• DATA EXCERPT:
'''
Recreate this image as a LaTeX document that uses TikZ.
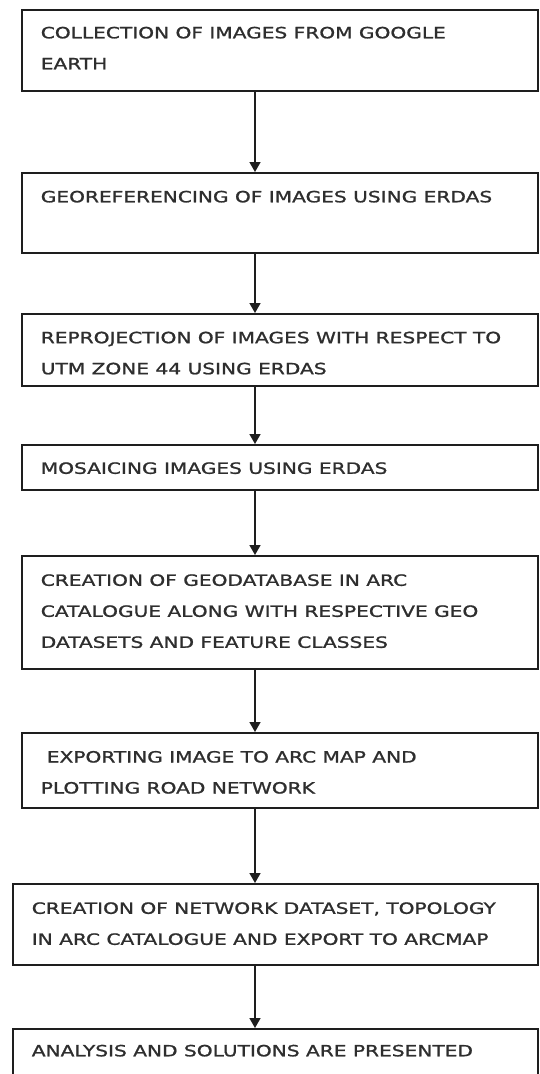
\documentclass[tikz,border=0pt]{standalone}
\usepackage{fontspec}
\setmainfont[FakeStretch=1.3,FakeBold=1.2]{DejaVu Sans}
\usetikzlibrary{arrows.meta}
\definecolor{txt}{HTML}{2E2E2E}
\definecolor{ln}{HTML}{1E1E1E}
\newcommand{\flowtxt}[4]{\parbox[t][#1][t]{#2}{\fontsize{15.5}{31}\selectfont\raggedright\rule{0pt}{#3}#4}}
\begin{document}
\begin{tikzpicture}[x=1pt,y=-1pt,
  box/.style={draw=ln, line width=1.6pt, fill=white, text=txt, inner xsep=19pt, inner ysep=0pt, anchor=north west, rectangle},
  arr/.style={draw=ln, line width=1.6pt, -{Triangle[length=10pt,width=11pt]}}]
\useasboundingbox (0,0) rectangle (539,1074);
\fill[white] (0,0) rectangle (539,1074);
\coordinate (ax) at (255,0);
\node[box] (b1) at (21,9) {\flowtxt{81pt}{478pt}{28.5pt}{COLLECTION OF IMAGES FROM GOOGLE\\EARTH}};
\node[box] (b2) at (21,172) {\flowtxt{80pt}{478pt}{29.5pt}{GEOREFERENCING OF IMAGES USING ERDAS}};
\node[box] (b3) at (21,313) {\flowtxt{72pt}{478pt}{29.4pt}{REPROJECTION OF IMAGES WITH RESPECT TO\\UTM ZONE 44 USING ERDAS}};
\node[box] (b4) at (21,444) {\flowtxt{45pt}{478pt}{29pt}{MOSAICING IMAGES USING ERDAS}};
\node[box] (b5) at (21,555) {\flowtxt{113pt}{478pt}{30pt}{CREATION OF GEODATABASE IN ARC\\CATALOGUE ALONG WITH RESPECTIVE GEO\\DATASETS AND FEATURE CLASSES}};
\node[box] (b6) at (21,732) {\flowtxt{75pt}{478pt}{29.7pt}{\hspace*{6pt}EXPORTING IMAGE TO ARC MAP AND\\PLOTTING ROAD NETWORK}};
\node[box] (b7) at (12,883) {\flowtxt{81pt}{487pt}{30pt}{CREATION OF NETWORK DATASET, TOPOLOGY\\IN ARC CATALOGUE AND EXPORT TO ARCMAP}};
\node[box] (b8) at (12,1028) {\flowtxt{60pt}{487pt}{27.5pt}{ANALYSIS AND SOLUTIONS ARE PRESENTED}};
\draw[arr] (b1.south -| ax) -- (b2.north -| ax);
\draw[arr] (b2.south -| ax) -- (b3.north -| ax);
\draw[arr] (b3.south -| ax) -- (b4.north -| ax);
\draw[arr] (b4.south -| ax) -- (b5.north -| ax);
\draw[arr] (b5.south -| ax) -- (b6.north -| ax);
\draw[arr] (b6.south -| ax) -- (b7.north -| ax);
\draw[arr] (b7.south -| ax) -- (b8.north -| ax);
\end{tikzpicture}
\end{document}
'''
• STATED PROBLEM: Restate the whole listing above exactly, except for its images.

• ANSWER TO THE TASK:
Recreate this image as a LaTeX document that uses TikZ.
\documentclass[tikz,border=0pt]{standalone}
\usepackage{fontspec}
\setmainfont[FakeStretch=1.3,FakeBold=1.2]{DejaVu Sans}
\usetikzlibrary{arrows.meta}
\definecolor{txt}{HTML}{2E2E2E}
\definecolor{ln}{HTML}{1E1E1E}
\newcommand{\flowtxt}[4]{\parbox[t][#1][t]{#2}{\fontsize{15.5}{31}\selectfont\raggedright\rule{0pt}{#3}#4}}
\begin{document}
\begin{tikzpicture}[x=1pt,y=-1pt,
  box/.style={draw=ln, line width=1.6pt, fill=white, text=txt, inner xsep=19pt, inner ysep=0pt, anchor=north west, rectangle},
  arr/.style={draw=ln, line width=1.6pt, -{Triangle[length=10pt,width=11pt]}}]
\useasboundingbox (0,0) rectangle (539,1074);
\fill[white] (0,0) rectangle (539,1074);
\coordinate (ax) at (255,0);
\node[box] (b1) at (21,9) {\flowtxt{81pt}{478pt}{28.5pt}{COLLECTION OF IMAGES FROM GOOGLE\\EARTH}};
\node[box] (b2) at (21,172) {\flowtxt{80pt}{478pt}{29.5pt}{GEOREFERENCING OF IMAGES USING ERDAS}};
\node[box] (b3) at (21,313) {\flowtxt{72pt}{478pt}{29.4pt}{REPROJECTION OF IMAGES WITH RESPECT TO\\UTM ZONE 44 USING ERDAS}};
\node[box] (b4) at (21,444) {\flowtxt{45pt}{478pt}{29pt}{MOSAICING IMAGES USING ERDAS}};
\node[box] (b5) at (21,555) {\flowtxt{113pt}{478pt}{30pt}{CREATION OF GEODATABASE IN ARC\\CATALOGUE ALONG WITH RESPECTIVE GEO\\DATASETS AND FEATURE CLASSES}};
\node[box] (b6) at (21,732) {\flowtxt{75pt}{478pt}{29.7pt}{\hspace*{6pt}EXPORTING IMAGE TO ARC MAP AND\\PLOTTING ROAD NETWORK}};
\node[box] (b7) at (12,883) {\flowtxt{81pt}{487pt}{30pt}{CREATION OF NETWORK DATASET, TOPOLOGY\\IN ARC CATALOGUE AND EXPORT TO ARCMAP}};
\node[box] (b8) at (12,1028) {\flowtxt{60pt}{487pt}{27.5pt}{ANALYSIS AND SOLUTIONS ARE PRESENTED}};
\draw[arr] (b1.south -| ax) -- (b2.north -| ax);
\draw[arr] (b2.south -| ax) -- (b3.north -| ax);
\draw[arr] (b3.south -| ax) -- (b4.north -| ax);
\draw[arr] (b4.south -| ax) -- (b5.north -| ax);
\draw[arr] (b5.south -| ax) -- (b6.north -| ax);
\draw[arr] (b6.south -| ax) -- (b7.north -| ax);
\draw[arr] (b7.south -| ax) -- (b8.north -| ax);
\end{tikzpicture}
\end{document}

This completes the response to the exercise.